Noting the miserable state of the Far East, even in comparison to other poor regions of Russia, the Russian president said, “[T]he region has more problems than solutions.” He did not offer any additional solutions.

This region has the highest level of wage arrears in the country, and the living standards of its population are lower than in many other regions of Russia. Newspaper reports noted that the presidential motorcade from the airport had to pass by a tent city housing sailors and fishermen protesting against their wage arrears.

A market basket of foodstuffs costs 1.3 times more in the Far East than in an average Russian region, but the per capita income is 4.2 percent lower.

The past few years have earned the Far East a sad notoriety in relation to municipal provision of heat and electricity. In recent winters many inhabitants of towns and villages repeatedly lost both heat and electricity. In the harsh climactic conditions of the region, this means enormous suffering, the spread of disease, and a direct threat to life.

As a result of the general economic and social crisis, the population of the Far East continues to migrate to the central regions of Russia.
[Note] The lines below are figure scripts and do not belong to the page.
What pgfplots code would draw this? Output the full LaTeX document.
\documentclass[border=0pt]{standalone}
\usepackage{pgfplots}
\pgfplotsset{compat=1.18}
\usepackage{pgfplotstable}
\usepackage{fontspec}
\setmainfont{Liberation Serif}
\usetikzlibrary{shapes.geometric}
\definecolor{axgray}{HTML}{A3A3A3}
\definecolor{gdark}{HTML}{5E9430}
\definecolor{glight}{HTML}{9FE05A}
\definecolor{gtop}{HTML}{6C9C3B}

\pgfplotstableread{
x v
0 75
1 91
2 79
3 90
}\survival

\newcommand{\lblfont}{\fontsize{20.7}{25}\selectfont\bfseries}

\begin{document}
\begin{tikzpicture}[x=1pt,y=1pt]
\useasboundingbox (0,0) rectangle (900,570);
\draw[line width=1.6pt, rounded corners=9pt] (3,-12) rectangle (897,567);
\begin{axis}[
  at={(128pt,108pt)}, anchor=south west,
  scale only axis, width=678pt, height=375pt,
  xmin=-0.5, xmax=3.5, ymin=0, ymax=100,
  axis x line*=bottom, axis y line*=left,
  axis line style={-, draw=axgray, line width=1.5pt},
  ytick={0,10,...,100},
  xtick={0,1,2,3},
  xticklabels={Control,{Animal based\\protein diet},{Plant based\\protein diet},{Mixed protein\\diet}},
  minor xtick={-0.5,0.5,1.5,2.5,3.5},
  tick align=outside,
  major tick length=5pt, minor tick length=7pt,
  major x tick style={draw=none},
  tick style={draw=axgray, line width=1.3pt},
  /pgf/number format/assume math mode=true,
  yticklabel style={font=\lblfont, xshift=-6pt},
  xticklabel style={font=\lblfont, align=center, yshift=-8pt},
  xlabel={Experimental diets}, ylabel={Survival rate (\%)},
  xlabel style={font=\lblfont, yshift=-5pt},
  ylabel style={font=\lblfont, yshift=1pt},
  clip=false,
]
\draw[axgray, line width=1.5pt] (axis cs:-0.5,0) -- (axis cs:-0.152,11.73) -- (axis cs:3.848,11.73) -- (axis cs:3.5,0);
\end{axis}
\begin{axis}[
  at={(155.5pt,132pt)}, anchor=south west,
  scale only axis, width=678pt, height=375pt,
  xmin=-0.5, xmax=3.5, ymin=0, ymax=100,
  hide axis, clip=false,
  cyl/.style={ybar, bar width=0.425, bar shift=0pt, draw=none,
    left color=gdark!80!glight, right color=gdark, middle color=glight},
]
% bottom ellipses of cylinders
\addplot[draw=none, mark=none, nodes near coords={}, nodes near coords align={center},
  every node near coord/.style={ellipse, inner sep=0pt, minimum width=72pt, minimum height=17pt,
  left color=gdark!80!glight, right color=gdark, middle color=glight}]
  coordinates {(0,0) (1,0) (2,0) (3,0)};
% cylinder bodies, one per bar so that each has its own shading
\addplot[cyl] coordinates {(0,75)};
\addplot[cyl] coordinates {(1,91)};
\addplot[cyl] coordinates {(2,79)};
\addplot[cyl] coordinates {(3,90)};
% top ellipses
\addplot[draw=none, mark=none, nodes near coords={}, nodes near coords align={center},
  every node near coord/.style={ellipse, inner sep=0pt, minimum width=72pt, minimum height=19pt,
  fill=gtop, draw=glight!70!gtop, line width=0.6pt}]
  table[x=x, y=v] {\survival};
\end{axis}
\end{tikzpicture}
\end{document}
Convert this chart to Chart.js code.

Some 1.2 million people left the Far East between 1991 and 2002. At the same time, this region becomes ever more attractive to the Chinese from the interior of China, where the poverty is even more shocking than in the Russian Far East. Official records show that there are already over 200,000 Chinese living in the Far East.

The region has been swept by waves of criminality and lawlessness. The fishing mafia, benefiting from the illegal catch and export of fish, plays a central role in this. Several years ago a series of corruption scandals forced the central government to remove the governor of the province, Yury Nazdratenko, who was nevertheless soon appointed as chairman of the federal committee for fish products in Moscow. The inability of the Russian government to bring elementary law and order to the region reflects the general situation in the rest of the country, where any distinction between the state power, the legal business establishment and various mafia-type syndicates has been largely effaced.